Volete conoscere ricette indiane, vietnamite, tanzanesi, malesi, antillane o algerine? Volete sapere dove andare a mangiare etiope a Torino, Roma o Milano? Volete viaggiare con la mente e con lo stomaco? Allora potete visitare il sito dello Chef Kumalé http://www.kumale.net.
Vittorio Castellani, alias Chef Kumalé (rivisitazione esotica di una domanda piemontese che vuol dire “come stai?”), riesce ad abbinare ricette e progetti per l’integrazione dei minori a rischio, musica etnica e risate, grazie ad un pratico dizionario culinario inglese-piemontese, cibo e mailing-list (ci si iscrive dal sito o scrivendo una mail a [email protected], e si riceverà così una newsletter settimanale carica di sapori e 5 ricette ogni volta).

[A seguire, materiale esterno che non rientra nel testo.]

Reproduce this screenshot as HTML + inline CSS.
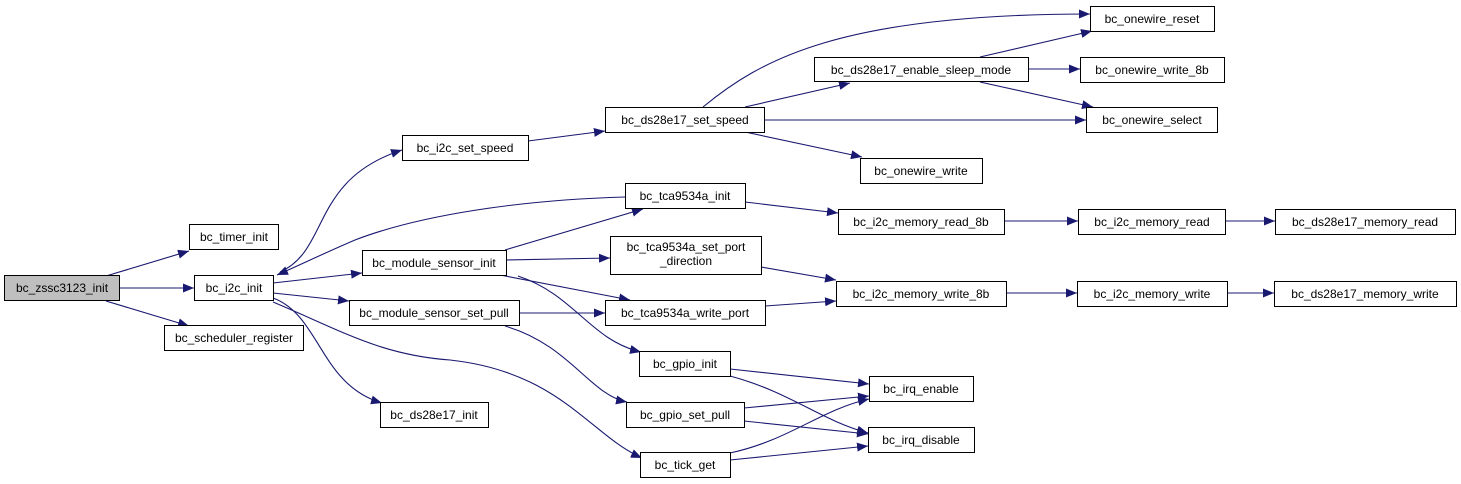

Viva dunque la cucina telematica se riesce a essere uno strumento per favorire l’integrazione tra diverse etnie attraverso l’uso di zenzero, ginseng e peperoncini piccantissimi.
E un plauso all’attività indefessa di Kumalé, il quale, oltre a organizzare e pubblicizzare le più particolari iniziative a base di cucina di ogni parte del mondo, con competenza e ironia (chissà com’è andata la “cena Cecena”?), oltre a presentare e farsi finanziare una ricerca mirata al reperimento di opportunità formative-lavorative nel settore della ristorazione meticcia al fine di agevolare il processo di regolarizzazione attraverso l’inserimento lavorativo di alcuni minori stranieri, ha ora deciso di far visitare i luoghi sacri e sconosciuti dell’alimentazione straniera in Italia (per il momento solo a Torino).
L’esperienza si chiama “Turisti per casa”, e consiste in un tour guidato (da Kumalé) alla scoperta di ristoranti, take-away, supermercati gestiti da persone di ogni nazionalità, dentro ai quali Kumalé si produce in interessantissime dissertazioni su succhi di mango, tuberi africani, banane verdi, qualità di riso, spezie ricercate, dolci magrebini e via dicendo.
Durante questi giri “turistici” non mancano incontri con esponenti delle società e delle culture che cercano di stemperare il conflitto in aree calde (quali a Torino San Salvario e Porta Palazzo), come l’Imam di Torino o un parroco “coraggio” come Don Gallo, o esponenti di agenzie di sviluppo locale di quartiere. L’iscrizione ai tour avviene per posta elettronica e buona parte dei partecipanti risulta anche di fasce di età maggiori rispetto all’identikit dell’internauta medio italiano.
Non mancano i momenti mangerecci, tra Africa del Nord (tè alla menta e pasticcini) e Africa centrale (specialità nigeriane ed eritree) come nel caso del giro di San Salvario e gli incontri con personaggi decisamente particolari, quali il gestore del supermercato vietnamita che si fa chiamare Luca.
Una vera indigestione di culture e cibi, un momento d’incontro e uno stimolo alla curiosità.